Morocco to Launch Gradual Dirham Liberalization in June

Morocco to Launch Gradual Dirham Liberalization in June

Morocco’s Central Bank, Bank Al Maghrib, said it will launch the gradual float of the Dirham as of June in collaboration with the IMF to reach a flexible exchange rate system.

In a statement to Reuters, Governor of Bank Al Maghrib, Abdellatif Jouahri, said that the first stage of Dirham liberalization will start in June, auguring a process that may last 15 years before reaching full flexible exchange system.

Morocco has announced plans for the liberalization of the pegged Dirham in collaboration with the IMF, which advocates a flexible exchange regime to strengthen the competitiveness of the Moroccan economy and its resilience against external shocks.

Buoyed by increasing demand on its phosphates and low oil prices, Morocco finds in the current economic context propitious conditions for the gradual float of the Dirham as its imports have been reduced in return for bolstered revenues.

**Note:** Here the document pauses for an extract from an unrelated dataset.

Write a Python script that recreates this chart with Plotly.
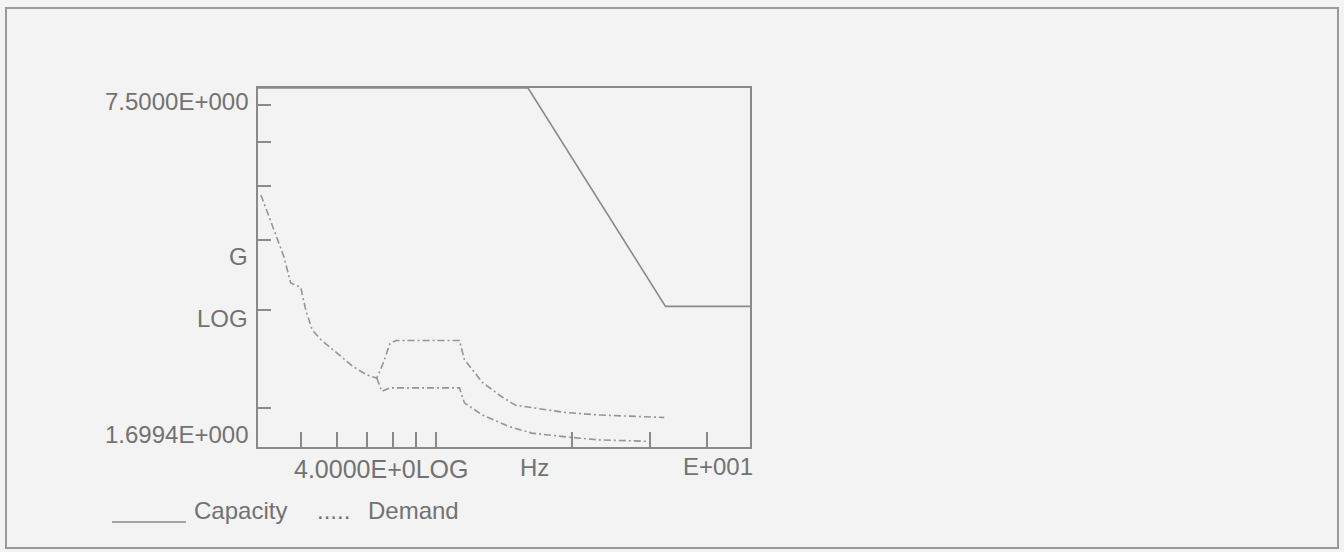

A flexible exchange regime will enable the Central Bank to lead a more independent monetary policy through a progressive approach that started with fixing the Dirham exchange rate via a peg that is 60 percent weighted to the Euro and 40 percent to the Dollar.

The peg would be eased to allow the currency to trade within a narrow range with the trading band gradually widening with a view to fully removing the peg in a few years.

This cautious and gradual approach will enable the Moroccan economy to wither the risks of a hastened Dirham float and the potential devaluation that may ensue.

Morocco has undertaken reforms to strengthen public finances by maintaining inflation under control and ending subsidies for fuel as well as curbing public sector employment, these measures reduced significantly the country’s resort to foreign debt of which 75% is in Euro.

A stable tourism market, a promising agricultural output following abundant rainfall and a subsidy reform helped boost Morocco’s foreign exchange reserves, which now cover 7.6 months of imports, compared, according to the World Bank, to 6.4 months of imports by the end of 2016.